How are overhead costs distributed across different projects in cost accounting?
In cost accounting, overhead costs are typically distributed to different projects based on a predetermined overhead rate, such as a percentage of direct labor costs, direct labor hours, or direct material costs. The chosen allocation base should reflect the way in which overhead costs are incurred in relation to the projects.
Can you give examples of different overhead allocation methods?
Different overhead allocation methods include the direct labor hours method, where overhead is assigned based on the number of labor hours spent on a project, and the direct labor cost method, where overhead is allocated in proportion to the labor costs. Machine hours and percentage of direct materials cost are other common methods used to allocate overhead expenses.
In what ways does activity-based costing differ from traditional overhead allocation methods?
Activity-based costing (ABC) differs from traditional methods by assigning overhead costs to products or services based on the specific activities that each job requires. This approach tends to be more precise as it considers the complexity and resources needed for each activity, rather than using a blanket overhead rate.
What are some common examples of activity-based costing applications?
Activity-based costing applications include manufacturing environments where different products require varying amounts and types of labor, materials, and machine usage. Service industries also apply ABC to determine the cost of providing diverse services that consume different levels of resources.
How are overhead costs calculated and applied in the construction industry?
In the construction industry, overhead costs are calculated by totaling all indirect project costs, such as site security, utilities, and administrative expenses.

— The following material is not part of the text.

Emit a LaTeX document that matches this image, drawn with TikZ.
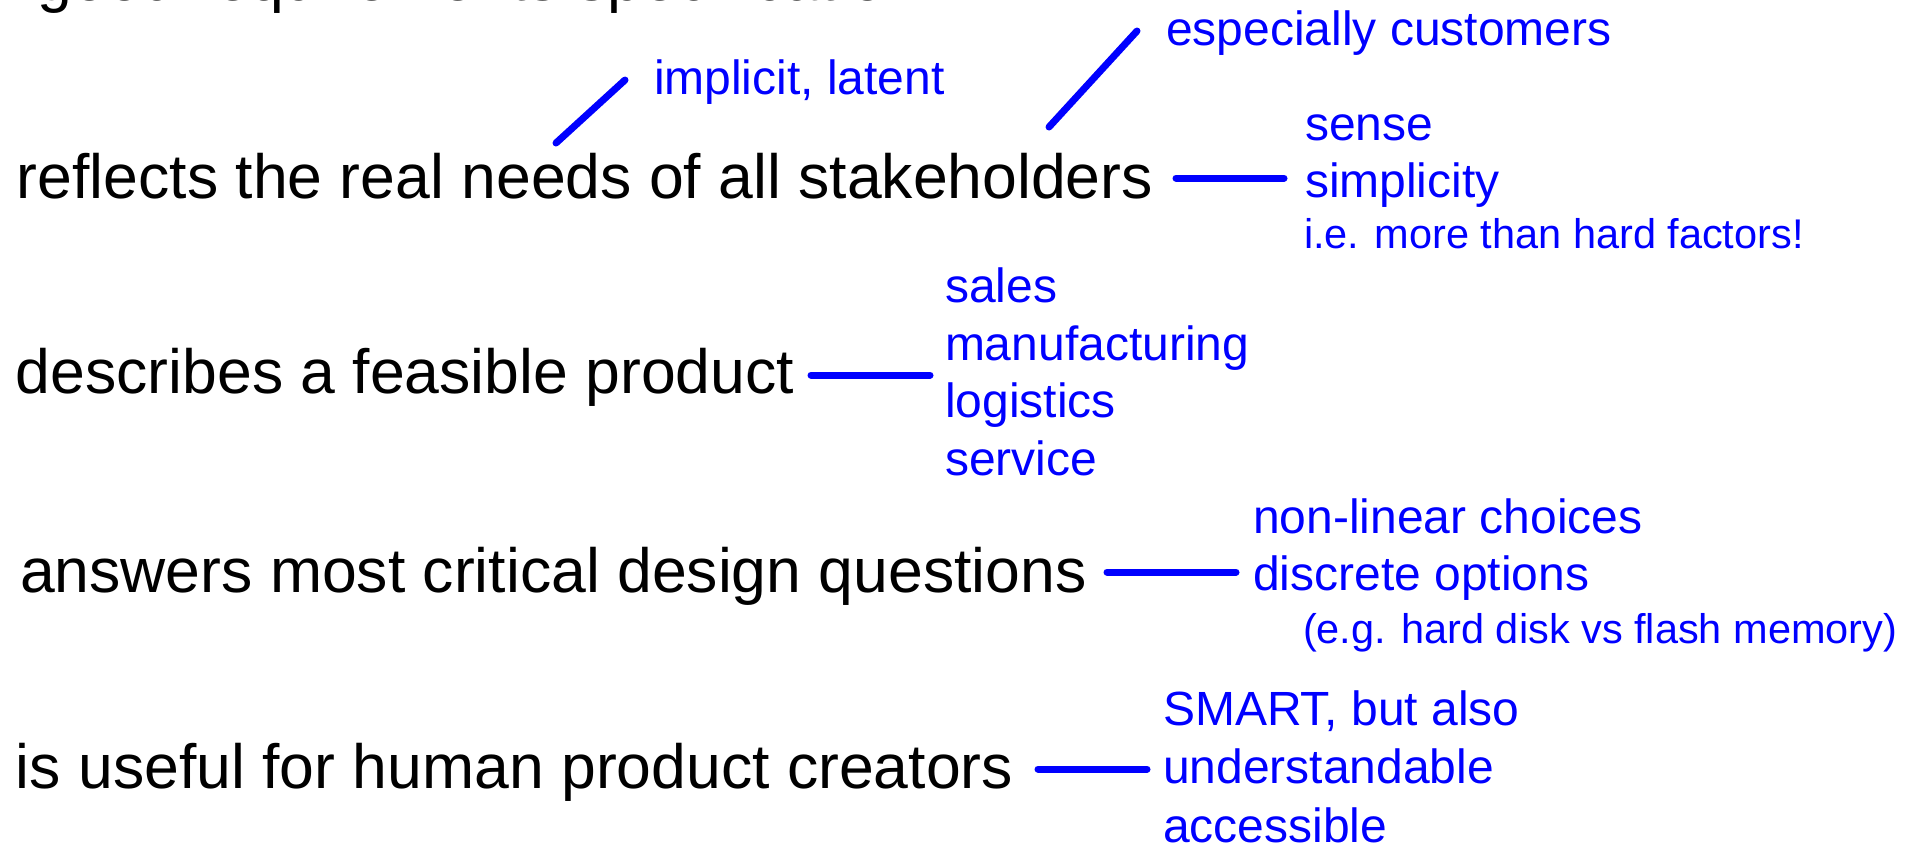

These costs are then allocated to projects using methods like a percentage of construction costs, labor hours, or even by a fixed rate per unit of output.
Among various overhead allocation techniques, which is considered to provide the most accurate cost distribution?
Activity-based costing is often considered to provide the most accurate cost distribution since it aims to trace overhead costs to specific activities. However, the most appropriate method may vary depending on the complexity of operations and the nature of the work being performed.